Un cronista del encuentro evoca una consideración que integra en ese momento el imaginario colectivo de los asistentes: los ya mencionados diálogos que intercambian Naphta y Settembrini en 'La montaña mágica'. De algún modo, esta novela viene a ser el contrapunto sombrío de la nostálgica biografía generacional que nos brinda Stefan Zweig en 'El mundo de ayer'. El paralelismo que se puede trazar entre la ficción literaria y los argumentos del debate filosófico resulta sumamente sugestivo. Por supuesto, no cabe identificar por completo a los dos filósofos germanos con sus presuntos correlatos literarios. Primero, porque no hay estrictamente actas de un coloquio que sólo se conoce gracias a las notas tomadas por algún asistente y los testimonios orales del mismo. Por lo demás, los matices del diálogo literario y del debate filosófico son demasiado complejos como para simplificarlos en aras de subrayar esa comparación.
Los factores culturales influyen sobre nuestro ambiente y con ello se cincela nuestra forma de ser y actuar
Pero, en cualquier caso, resulta inevitable acordarse de Martin Heidegger cuando leemos las tesis expuestas por Naphta, en tanto que los razonamientos de Settembrini nos parecen absolutamente idóneos para endosárselos a Ernst Cassirer. El primero defiende la disolución del individuo en el grupo social, apostando por un fuerte liderazgo comunitario cuyas directrices no cabe discutir y son ley. Por el contrario, su interlocutor defiende los valores de la Ilustración y aboga por la responsabilidad individual. Rüdiger Safranski lo sugiere así en su biografía sobre Heidegger:
«En un lado estaba Settembrini, hijo impenitente de la Ilustración, un liberal y anticlerical, un humanista de enorme elocuencia. Y en el ala opuesta se hallaba Naphta, el apóstol del irracionalismo y la inquisición, enamorado del eros de la muerte y de la fuerza. A muchos participantes de la semana universitaria de Davos les vino a la memoria ese suceso imaginario. ¿Acaso estaba detrás de Cassirer el fantasma de Settembrini y detrás de Heidegger el de Naphta?».
Esta simbiosis entre literatura y filosofía no deja de ser una constante histórica.

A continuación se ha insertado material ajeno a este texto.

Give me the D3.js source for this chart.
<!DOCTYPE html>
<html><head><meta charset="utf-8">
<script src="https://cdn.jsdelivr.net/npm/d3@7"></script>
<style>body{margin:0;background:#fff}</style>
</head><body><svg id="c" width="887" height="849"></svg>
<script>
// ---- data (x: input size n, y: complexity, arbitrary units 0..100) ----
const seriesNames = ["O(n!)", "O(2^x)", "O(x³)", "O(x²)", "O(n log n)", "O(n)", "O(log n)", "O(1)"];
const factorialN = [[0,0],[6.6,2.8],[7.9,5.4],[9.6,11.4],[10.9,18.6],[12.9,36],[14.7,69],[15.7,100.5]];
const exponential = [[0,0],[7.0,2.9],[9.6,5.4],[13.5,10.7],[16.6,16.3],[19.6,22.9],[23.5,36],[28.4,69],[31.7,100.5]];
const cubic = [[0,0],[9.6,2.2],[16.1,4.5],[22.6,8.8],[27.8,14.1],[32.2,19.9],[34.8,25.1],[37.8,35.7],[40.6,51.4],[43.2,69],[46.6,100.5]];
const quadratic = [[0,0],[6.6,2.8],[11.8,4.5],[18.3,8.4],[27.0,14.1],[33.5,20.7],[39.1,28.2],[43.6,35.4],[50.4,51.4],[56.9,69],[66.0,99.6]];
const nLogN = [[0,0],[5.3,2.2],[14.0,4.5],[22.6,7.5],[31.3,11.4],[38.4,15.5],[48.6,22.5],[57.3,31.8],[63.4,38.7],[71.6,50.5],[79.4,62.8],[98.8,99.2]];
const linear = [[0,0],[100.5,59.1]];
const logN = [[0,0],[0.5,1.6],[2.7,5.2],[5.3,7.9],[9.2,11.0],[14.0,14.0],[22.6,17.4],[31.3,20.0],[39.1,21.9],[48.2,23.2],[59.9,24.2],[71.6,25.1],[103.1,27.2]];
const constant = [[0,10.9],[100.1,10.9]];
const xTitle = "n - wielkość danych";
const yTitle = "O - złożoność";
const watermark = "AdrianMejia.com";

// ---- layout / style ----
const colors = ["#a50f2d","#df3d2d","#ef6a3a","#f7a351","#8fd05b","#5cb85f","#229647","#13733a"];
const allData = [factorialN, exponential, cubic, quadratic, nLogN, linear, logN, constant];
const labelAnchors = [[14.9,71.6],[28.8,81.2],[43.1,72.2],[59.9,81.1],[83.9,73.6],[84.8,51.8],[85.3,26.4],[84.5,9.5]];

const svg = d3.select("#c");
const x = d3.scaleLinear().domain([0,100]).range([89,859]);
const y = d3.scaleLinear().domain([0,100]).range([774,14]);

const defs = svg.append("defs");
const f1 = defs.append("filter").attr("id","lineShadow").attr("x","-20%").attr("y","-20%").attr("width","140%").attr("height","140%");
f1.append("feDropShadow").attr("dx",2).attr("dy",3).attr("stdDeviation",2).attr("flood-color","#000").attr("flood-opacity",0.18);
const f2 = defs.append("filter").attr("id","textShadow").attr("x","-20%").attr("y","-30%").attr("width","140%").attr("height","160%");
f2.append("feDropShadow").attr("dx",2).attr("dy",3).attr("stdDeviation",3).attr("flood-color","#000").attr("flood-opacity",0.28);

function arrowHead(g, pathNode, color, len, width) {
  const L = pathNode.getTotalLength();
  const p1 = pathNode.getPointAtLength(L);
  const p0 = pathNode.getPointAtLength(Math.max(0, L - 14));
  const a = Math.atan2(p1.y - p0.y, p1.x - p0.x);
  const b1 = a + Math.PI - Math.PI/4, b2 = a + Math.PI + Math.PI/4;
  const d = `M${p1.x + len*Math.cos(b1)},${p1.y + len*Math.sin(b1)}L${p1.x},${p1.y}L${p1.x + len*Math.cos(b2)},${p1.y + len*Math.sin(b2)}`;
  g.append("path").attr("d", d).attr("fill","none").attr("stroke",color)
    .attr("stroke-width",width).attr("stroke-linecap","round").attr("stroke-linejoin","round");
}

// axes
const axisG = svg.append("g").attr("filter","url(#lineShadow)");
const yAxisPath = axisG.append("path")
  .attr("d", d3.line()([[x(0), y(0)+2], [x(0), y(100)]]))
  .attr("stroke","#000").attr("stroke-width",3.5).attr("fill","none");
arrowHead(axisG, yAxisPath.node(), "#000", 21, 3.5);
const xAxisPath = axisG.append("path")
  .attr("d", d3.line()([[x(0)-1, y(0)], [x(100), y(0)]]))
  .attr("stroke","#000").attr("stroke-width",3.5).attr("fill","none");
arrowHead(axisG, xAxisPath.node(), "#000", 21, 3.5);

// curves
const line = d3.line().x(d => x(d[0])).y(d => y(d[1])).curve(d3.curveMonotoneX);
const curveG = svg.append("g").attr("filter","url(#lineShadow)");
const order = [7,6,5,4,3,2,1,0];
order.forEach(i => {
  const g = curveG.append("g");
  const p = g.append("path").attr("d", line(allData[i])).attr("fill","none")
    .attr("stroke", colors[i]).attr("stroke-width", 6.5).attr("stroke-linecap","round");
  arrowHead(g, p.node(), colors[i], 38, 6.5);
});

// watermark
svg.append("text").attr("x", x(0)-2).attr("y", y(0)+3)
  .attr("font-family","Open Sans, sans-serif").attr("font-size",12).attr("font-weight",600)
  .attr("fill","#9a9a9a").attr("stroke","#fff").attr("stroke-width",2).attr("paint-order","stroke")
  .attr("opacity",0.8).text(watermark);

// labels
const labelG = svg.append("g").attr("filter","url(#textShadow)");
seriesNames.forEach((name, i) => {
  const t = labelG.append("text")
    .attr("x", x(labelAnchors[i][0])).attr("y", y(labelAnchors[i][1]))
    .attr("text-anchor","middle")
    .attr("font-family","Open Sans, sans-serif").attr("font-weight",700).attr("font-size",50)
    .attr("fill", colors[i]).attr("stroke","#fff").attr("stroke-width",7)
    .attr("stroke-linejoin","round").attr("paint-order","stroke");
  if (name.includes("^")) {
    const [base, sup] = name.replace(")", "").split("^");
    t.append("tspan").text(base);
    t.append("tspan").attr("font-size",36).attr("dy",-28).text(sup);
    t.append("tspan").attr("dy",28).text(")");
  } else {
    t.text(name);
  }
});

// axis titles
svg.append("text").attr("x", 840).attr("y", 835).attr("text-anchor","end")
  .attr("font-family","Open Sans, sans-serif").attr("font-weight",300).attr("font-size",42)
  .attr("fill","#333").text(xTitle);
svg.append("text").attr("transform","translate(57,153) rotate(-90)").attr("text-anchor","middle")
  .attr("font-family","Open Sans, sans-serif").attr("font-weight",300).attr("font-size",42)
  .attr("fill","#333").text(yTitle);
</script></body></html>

Después de todo, las creaciones literarias y los discursos filosóficos interactúan y se nutren mutuamente. Ambos reflejan y condicionan un determinado clima político-social. Los factores culturales influyen decisivamente sobre nuestro ambiente tanto como la economía modula el acceso al universo cultural, y con ello se cincela nuestra forma de ser y actuar. Para Cassirer, el ser humano es un animal simbólico que se configura dentro del universo cultural creado por él mismo. Su identidad resulta incomprensible sin atenerse a las manifestaciones míticas, religiosas, artísticas, filosóficas y lingüísticas que constituyen su entorno.

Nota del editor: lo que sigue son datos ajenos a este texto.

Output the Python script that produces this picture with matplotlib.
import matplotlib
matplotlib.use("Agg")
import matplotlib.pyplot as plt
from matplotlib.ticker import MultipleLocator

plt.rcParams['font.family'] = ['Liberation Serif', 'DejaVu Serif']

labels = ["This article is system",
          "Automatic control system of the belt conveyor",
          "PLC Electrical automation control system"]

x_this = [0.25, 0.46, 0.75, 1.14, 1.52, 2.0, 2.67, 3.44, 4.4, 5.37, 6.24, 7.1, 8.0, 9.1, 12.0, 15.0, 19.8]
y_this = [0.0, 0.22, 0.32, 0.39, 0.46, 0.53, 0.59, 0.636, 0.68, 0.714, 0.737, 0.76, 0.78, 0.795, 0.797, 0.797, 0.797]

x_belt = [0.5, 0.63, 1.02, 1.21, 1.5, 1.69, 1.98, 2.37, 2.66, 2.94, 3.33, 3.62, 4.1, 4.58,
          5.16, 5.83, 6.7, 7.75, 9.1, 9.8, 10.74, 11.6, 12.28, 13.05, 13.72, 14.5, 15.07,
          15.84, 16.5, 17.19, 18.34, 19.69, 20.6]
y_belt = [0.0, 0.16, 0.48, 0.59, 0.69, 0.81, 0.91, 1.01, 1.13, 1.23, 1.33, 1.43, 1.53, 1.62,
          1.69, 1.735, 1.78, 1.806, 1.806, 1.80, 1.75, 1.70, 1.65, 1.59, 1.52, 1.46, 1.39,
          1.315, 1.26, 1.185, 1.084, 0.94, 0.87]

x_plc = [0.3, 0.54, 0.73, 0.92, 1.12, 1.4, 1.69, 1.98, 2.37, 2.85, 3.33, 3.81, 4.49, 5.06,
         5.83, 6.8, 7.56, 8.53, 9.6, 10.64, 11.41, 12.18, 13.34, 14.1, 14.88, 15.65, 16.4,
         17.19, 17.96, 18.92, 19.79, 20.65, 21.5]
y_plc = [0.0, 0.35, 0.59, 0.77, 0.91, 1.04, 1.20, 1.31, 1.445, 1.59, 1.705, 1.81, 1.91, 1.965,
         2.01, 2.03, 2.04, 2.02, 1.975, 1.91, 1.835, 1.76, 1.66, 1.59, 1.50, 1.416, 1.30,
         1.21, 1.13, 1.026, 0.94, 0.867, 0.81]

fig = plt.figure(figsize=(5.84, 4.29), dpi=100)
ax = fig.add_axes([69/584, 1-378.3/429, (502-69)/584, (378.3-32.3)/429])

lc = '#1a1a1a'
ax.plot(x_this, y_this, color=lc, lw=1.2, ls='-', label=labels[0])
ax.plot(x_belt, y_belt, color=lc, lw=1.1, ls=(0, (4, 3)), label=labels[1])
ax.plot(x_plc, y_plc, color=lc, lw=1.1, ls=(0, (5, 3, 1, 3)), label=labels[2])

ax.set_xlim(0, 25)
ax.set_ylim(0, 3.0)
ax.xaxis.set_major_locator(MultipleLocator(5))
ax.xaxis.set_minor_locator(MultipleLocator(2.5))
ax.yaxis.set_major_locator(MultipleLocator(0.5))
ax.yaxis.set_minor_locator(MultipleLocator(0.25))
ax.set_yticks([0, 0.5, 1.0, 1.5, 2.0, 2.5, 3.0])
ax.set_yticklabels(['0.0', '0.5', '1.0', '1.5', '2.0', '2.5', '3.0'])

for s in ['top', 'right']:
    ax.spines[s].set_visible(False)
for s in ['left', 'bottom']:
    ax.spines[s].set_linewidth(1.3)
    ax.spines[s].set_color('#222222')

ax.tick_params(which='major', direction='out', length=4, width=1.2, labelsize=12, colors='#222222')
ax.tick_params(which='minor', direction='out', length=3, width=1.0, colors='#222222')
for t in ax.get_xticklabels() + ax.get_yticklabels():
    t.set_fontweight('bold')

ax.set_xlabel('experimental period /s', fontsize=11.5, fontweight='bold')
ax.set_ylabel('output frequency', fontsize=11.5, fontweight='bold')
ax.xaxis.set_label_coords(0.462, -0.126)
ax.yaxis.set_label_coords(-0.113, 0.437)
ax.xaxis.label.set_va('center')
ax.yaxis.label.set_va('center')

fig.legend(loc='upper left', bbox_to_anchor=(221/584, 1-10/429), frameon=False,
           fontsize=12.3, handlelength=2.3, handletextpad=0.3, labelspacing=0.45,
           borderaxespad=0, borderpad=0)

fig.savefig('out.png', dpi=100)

Obviamente, habría que añadir el papel jugado por los avances tecnológicos y las circunstancias económicas. Pero el rico bagaje de nuestros imaginarios colectivos, moldeados por la literatura, el cine o los argumentos filosóficos, continúa siendo fundamental y deberíamos preservarlo como se merece. El fin de la cultura, como subraya Cassirer en su 'Filosofía de las formas simbólicas', es lograr nuestra cabal autonomía, lo que no representa en modo alguno el dominio técnico sobre la naturaleza, sino el dominio moral del ser humano sobre sí mismo, que puede así reinventarse a sí mismo continuamente y modificar sus costumbres intentado sobreponerse a cualesquiera determinaciones. En este sentido, al final de su 'Antropología filosófica' escribe Cassirer:
«La cultura humana tomada en su conjunto puede ser descrita como el proceso de la progresiva emancipación del ser humano. El lenguaje, el arte, la religión o la ciencia constituyen distintas fases de ese proceso. En todas ellas el ser humano descubre y prueba un nuevo poder, el de edificar un mundo propiamente suyo. La filosofía no puede renunciar a la búsqueda de una unidad fundamental en este mundo ideal».